Copy exactly, and only, the lines starting at the line with "Recreate this image" and ending at the line with "hist_end = round(first_bin_start". Leave every picture out of the copy.

▬▬▬

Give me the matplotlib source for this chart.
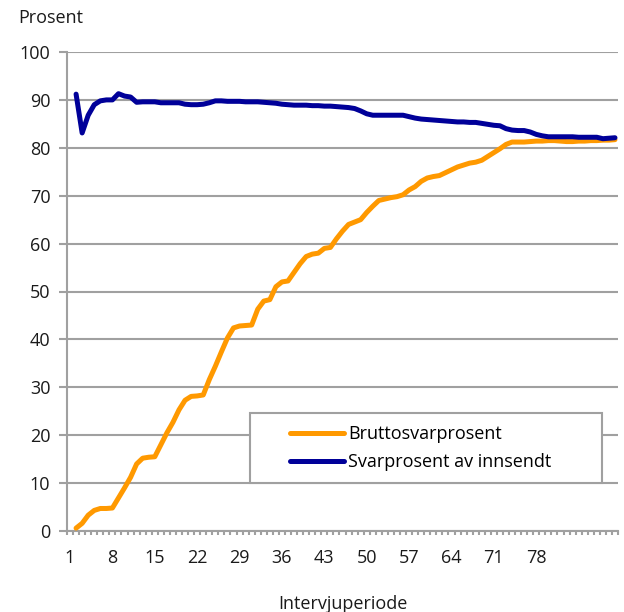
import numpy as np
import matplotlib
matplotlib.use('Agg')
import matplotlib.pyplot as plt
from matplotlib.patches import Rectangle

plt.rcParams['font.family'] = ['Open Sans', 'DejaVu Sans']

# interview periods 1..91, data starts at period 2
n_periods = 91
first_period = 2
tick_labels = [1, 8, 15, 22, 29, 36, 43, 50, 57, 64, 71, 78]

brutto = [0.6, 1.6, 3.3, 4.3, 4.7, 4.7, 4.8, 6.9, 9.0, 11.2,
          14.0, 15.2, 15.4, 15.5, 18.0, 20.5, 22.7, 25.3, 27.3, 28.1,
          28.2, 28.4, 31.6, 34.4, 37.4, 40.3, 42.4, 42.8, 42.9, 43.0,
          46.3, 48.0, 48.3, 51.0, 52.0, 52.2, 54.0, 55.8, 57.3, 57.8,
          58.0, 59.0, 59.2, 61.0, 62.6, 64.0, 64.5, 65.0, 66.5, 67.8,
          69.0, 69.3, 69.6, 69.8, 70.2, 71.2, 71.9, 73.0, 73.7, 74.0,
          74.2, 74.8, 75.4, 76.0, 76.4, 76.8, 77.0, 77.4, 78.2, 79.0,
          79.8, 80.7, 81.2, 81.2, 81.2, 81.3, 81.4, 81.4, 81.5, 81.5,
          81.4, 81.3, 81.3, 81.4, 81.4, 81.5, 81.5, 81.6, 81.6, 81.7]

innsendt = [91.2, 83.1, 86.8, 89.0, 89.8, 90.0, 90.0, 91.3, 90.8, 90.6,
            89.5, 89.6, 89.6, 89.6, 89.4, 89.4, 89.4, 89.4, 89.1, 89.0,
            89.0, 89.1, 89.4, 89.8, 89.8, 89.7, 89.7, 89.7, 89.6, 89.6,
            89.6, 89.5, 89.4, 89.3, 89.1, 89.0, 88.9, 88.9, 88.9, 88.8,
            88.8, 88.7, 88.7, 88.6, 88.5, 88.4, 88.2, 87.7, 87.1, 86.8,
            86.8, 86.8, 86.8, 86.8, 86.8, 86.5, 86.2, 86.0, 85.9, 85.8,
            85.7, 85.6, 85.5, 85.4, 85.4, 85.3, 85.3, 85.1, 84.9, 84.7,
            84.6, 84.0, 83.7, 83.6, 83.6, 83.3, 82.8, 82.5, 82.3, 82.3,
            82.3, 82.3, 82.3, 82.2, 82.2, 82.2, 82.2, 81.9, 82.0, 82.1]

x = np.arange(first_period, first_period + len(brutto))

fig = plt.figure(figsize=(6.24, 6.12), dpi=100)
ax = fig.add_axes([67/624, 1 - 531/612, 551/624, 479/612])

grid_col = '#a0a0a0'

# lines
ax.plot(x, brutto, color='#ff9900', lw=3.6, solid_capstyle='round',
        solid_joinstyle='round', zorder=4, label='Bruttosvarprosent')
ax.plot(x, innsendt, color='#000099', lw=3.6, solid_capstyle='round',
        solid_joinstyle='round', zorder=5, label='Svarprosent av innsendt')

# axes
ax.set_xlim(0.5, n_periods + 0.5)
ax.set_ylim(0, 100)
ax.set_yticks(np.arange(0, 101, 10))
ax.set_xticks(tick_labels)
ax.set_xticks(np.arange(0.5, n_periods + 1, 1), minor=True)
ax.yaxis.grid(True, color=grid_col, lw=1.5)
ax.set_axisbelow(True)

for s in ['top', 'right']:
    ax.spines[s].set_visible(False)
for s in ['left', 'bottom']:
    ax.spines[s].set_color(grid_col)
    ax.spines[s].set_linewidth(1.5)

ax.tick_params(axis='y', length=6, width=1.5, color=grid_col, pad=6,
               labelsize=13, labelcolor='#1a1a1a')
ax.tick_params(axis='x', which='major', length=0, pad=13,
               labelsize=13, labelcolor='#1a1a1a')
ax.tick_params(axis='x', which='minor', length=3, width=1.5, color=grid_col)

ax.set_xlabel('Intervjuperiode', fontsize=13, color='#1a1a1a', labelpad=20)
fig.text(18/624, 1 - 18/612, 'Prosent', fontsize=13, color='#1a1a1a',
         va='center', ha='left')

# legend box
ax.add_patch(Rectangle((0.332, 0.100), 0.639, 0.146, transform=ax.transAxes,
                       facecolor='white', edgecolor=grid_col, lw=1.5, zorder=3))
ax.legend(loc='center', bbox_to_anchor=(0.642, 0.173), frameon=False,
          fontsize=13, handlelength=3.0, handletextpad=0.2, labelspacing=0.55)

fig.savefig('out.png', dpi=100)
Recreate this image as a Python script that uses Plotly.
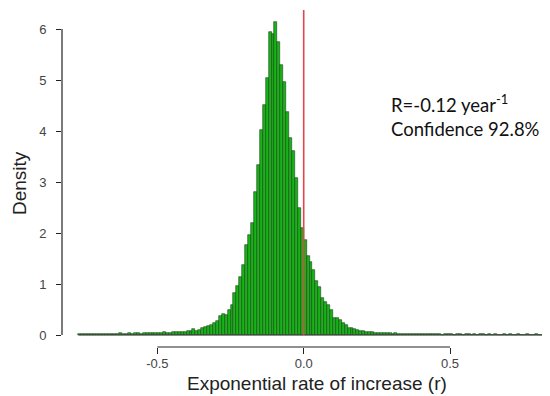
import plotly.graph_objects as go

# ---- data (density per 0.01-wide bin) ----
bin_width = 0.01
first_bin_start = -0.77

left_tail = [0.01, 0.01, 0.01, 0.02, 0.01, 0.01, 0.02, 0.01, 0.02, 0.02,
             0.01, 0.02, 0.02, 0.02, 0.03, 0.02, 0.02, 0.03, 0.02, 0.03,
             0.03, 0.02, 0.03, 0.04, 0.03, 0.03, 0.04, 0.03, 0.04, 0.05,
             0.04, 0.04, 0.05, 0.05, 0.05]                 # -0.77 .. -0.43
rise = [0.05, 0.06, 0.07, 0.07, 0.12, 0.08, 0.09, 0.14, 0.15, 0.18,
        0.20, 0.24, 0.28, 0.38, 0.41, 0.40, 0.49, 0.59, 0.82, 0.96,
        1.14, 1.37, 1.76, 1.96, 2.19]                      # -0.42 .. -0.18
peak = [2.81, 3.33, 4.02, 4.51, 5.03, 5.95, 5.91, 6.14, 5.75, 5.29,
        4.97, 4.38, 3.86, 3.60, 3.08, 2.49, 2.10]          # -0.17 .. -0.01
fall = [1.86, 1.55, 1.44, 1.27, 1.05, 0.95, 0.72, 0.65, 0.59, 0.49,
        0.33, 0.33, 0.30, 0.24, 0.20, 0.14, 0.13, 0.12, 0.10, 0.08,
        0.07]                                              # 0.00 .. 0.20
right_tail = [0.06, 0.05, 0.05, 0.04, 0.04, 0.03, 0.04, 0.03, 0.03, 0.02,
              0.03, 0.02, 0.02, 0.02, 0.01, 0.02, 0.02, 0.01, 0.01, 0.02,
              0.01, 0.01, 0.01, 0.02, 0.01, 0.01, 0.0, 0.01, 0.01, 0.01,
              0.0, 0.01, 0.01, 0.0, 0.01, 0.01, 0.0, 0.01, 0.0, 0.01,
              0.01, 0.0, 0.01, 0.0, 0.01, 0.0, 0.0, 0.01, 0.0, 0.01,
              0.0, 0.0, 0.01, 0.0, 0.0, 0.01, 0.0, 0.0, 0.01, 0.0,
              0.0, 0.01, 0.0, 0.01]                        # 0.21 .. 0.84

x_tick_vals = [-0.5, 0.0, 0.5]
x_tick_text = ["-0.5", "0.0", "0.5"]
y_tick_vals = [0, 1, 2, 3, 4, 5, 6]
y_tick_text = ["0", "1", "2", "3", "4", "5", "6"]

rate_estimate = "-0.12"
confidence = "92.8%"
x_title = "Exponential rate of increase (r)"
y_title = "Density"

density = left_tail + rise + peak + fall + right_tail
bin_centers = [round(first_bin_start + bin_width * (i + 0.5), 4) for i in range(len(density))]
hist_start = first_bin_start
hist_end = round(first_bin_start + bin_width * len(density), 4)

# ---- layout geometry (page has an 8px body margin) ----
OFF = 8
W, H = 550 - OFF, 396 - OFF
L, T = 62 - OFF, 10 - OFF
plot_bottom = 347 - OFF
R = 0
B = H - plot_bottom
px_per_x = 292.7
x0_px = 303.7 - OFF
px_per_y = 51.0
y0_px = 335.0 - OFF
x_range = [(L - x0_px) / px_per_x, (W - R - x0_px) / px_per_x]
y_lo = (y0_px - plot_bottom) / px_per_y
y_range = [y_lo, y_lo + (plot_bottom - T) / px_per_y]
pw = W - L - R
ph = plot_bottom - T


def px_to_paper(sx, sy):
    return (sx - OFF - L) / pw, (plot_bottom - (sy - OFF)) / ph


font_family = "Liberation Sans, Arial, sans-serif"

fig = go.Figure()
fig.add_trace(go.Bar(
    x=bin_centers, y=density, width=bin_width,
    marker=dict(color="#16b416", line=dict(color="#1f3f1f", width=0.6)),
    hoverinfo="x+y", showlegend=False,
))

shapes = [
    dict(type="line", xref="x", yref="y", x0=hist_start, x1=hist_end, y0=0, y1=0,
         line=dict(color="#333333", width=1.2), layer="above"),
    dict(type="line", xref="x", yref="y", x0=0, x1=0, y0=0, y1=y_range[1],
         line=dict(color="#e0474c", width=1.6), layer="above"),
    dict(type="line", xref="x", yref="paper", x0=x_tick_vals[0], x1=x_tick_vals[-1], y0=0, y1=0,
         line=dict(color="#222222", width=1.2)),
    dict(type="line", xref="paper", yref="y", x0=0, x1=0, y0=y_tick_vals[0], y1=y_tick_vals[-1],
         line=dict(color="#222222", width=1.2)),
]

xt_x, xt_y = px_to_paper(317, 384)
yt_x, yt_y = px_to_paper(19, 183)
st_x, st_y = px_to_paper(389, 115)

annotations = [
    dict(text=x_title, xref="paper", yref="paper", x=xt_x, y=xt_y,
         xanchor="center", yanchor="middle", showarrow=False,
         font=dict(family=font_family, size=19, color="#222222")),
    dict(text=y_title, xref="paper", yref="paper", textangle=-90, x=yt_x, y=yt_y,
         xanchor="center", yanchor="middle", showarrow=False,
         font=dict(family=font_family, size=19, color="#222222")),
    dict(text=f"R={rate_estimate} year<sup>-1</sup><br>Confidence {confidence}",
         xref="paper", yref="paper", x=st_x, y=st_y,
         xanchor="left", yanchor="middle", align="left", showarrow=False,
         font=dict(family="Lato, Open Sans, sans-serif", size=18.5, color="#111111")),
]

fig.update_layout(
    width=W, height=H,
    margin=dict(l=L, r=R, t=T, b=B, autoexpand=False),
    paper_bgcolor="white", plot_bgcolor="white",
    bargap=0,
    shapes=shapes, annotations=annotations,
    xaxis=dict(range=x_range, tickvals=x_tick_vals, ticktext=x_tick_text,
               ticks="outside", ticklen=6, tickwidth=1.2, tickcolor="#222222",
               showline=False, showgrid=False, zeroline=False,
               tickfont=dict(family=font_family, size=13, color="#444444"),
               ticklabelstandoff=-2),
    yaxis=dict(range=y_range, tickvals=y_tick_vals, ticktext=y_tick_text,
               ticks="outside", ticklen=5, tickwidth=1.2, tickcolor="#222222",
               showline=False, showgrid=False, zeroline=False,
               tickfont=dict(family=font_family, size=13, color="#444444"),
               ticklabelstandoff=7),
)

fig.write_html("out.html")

▬▬▬

Task answer
Recreate this image as a Python script that uses Plotly.
import plotly.graph_objects as go

# ---- data (density per 0.01-wide bin) ----
bin_width = 0.01
first_bin_start = -0.77

left_tail = [0.01, 0.01, 0.01, 0.02, 0.01, 0.01, 0.02, 0.01, 0.02, 0.02,
             0.01, 0.02, 0.02, 0.02, 0.03, 0.02, 0.02, 0.03, 0.02, 0.03,
             0.03, 0.02, 0.03, 0.04, 0.03, 0.03, 0.04, 0.03, 0.04, 0.05,
             0.04, 0.04, 0.05, 0.05, 0.05]                 # -0.77 .. -0.43
rise = [0.05, 0.06, 0.07, 0.07, 0.12, 0.08, 0.09, 0.14, 0.15, 0.18,
        0.20, 0.24, 0.28, 0.38, 0.41, 0.40, 0.49, 0.59, 0.82, 0.96,
        1.14, 1.37, 1.76, 1.96, 2.19]                      # -0.42 .. -0.18
peak = [2.81, 3.33, 4.02, 4.51, 5.03, 5.95, 5.91, 6.14, 5.75, 5.29,
        4.97, 4.38, 3.86, 3.60, 3.08, 2.49, 2.10]          # -0.17 .. -0.01
fall = [1.86, 1.55, 1.44, 1.27, 1.05, 0.95, 0.72, 0.65, 0.59, 0.49,
        0.33, 0.33, 0.30, 0.24, 0.20, 0.14, 0.13, 0.12, 0.10, 0.08,
        0.07]                                              # 0.00 .. 0.20
right_tail = [0.06, 0.05, 0.05, 0.04, 0.04, 0.03, 0.04, 0.03, 0.03, 0.02,
              0.03, 0.02, 0.02, 0.02, 0.01, 0.02, 0.02, 0.01, 0.01, 0.02,
              0.01, 0.01, 0.01, 0.02, 0.01, 0.01, 0.0, 0.01, 0.01, 0.01,
              0.0, 0.01, 0.01, 0.0, 0.01, 0.01, 0.0, 0.01, 0.0, 0.01,
              0.01, 0.0, 0.01, 0.0, 0.01, 0.0, 0.0, 0.01, 0.0, 0.01,
              0.0, 0.0, 0.01, 0.0, 0.0, 0.01, 0.0, 0.0, 0.01, 0.0,
              0.0, 0.01, 0.0, 0.01]                        # 0.21 .. 0.84

x_tick_vals = [-0.5, 0.0, 0.5]
x_tick_text = ["-0.5", "0.0", "0.5"]
y_tick_vals = [0, 1, 2, 3, 4, 5, 6]
y_tick_text = ["0", "1", "2", "3", "4", "5", "6"]

rate_estimate = "-0.12"
confidence = "92.8%"
x_title = "Exponential rate of increase (r)"
y_title = "Density"

density = left_tail + rise + peak + fall + right_tail
bin_centers = [round(first_bin_start + bin_width * (i + 0.5), 4) for i in range(len(density))]
hist_start = first_bin_start
hist_end = round(first_bin_start + bin_width * len(density), 4)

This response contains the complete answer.